Food & Drink

Nearly 40 years on, Alfalfa retains its mix of food, atmosphere and style

Hoppin' John is one of the most venerable items on the menu at  Alfalfa.
Hoppin' John is one of the most venerable items on the menu at Alfalfa. ©2012 Herald-Leader

"We were local before local was cool."

That single sentence on Alfalfa's Web site says it all.

Since 1973, Alfalfa has been a mecca in Lexington for everyone interested in the community experience, from hippies to mainstreamers and everyone in between and outside of those parameters. Yes, Alfalfa serves food, but the restaurant is equally known as a gathering place.

The current Alfalfa is its second location. It went from an off-campus site on South Limestone to downtown in 2004, and the move to Main Street hasn't hurt it one bit.

No matter what, everyone loves Alfalfa.

Service, as natural as the food, resists unctuousness, obsequiousness or any pretense whatsoever. The fare is sometimes organic, often sustainable, Kentucky Proud whenever possible. That's why you're there. And everything is informal, from plastic plates to packaged bread slices with a foil-wrapped pat of butter.

In short, this is democratic dining at its best.

There are sentimental favorites that, because they are wonderful, will be on the menu forever: basic but delicious red beans and rice; Hoppin' John with black-eyed peas, brown rice, chopped green peppers, scallions and tomatoes; and, of course, the grilled cheese avocado sandwich: rich, creamy and irresistible.

Tradition remains, but the menu has evolved and become somewhat more sophisticated in the past couple of years. Execution has improved, and the operation, while laid back, is more efficient, making it a much improved experience overall.

If there are two of you, get entrees so one of you can order soup, the other, salad, and you can pass them back and forth. I like the crunchy shredded cabbage, tossed in a sweet, slightly sharp honey mustard. There's not much more to it than that, but that's all that's needed.

Additional care and effort are taken with the tomato bisque, and it shows. This buttery thick soup is sweet and tart with tomato flavor. It's ramped-up comfort food.

Alfalfa remains a vegetarian's dream. Besides the standards I mentioned, another fine option is the coconut black beans, where Indonesia meets the Southwest. Huge wedges of corn bread made from Weisenberger meal are slathered with seasoned black beans, sweet coconut milk and sprinkled with toasted shredded coconut, scallions and tomatoes. Give it a few additional shakes of hot sauce, and it's filling and fine.

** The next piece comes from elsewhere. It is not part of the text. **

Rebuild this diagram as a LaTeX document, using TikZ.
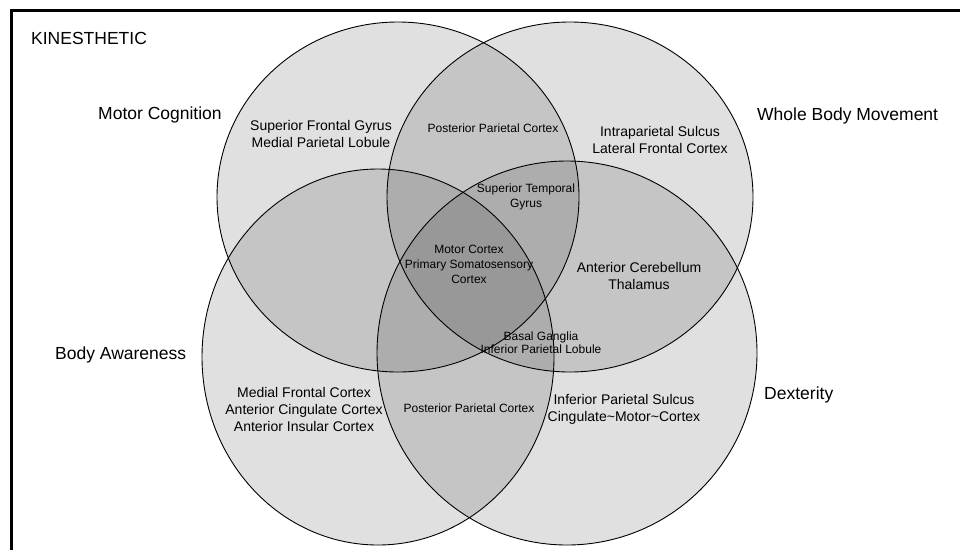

Yet my favorite dish was the meatloaf made from Stone Cross Farm ground beef. This is what natural and delicious meat tastes like: virtually no filler, light and crumbly but holding together and melting in your mouth. And the superb "ketchup" — an understatement if ever there was one — is spicy with chipotle and tangy with Dijon mustard. I took half of my meatloaf home, partly because it was an enormous portion and partly because I had visions of the sandwich it could become. It includes a side of mashed potatoes or broccoli. I chose the broccoli, which was crunchy and emerald green but was served lackluster in a little white dish. Come on, guys, even "casual" can have a bit more inspired presentation.

The only dish that lost me, however, was the chocolate Guinness cake. I know that sounds heavenly, but to me it was heavy, with super-sweet, thick white icing and chocolate sauce that might well have been canned. Get the cookies instead.

But whatever you order, from appetizers to desserts, it will be served in Alfalfa's enduring style: with "the cool" that has been on the menu for almost 40 years.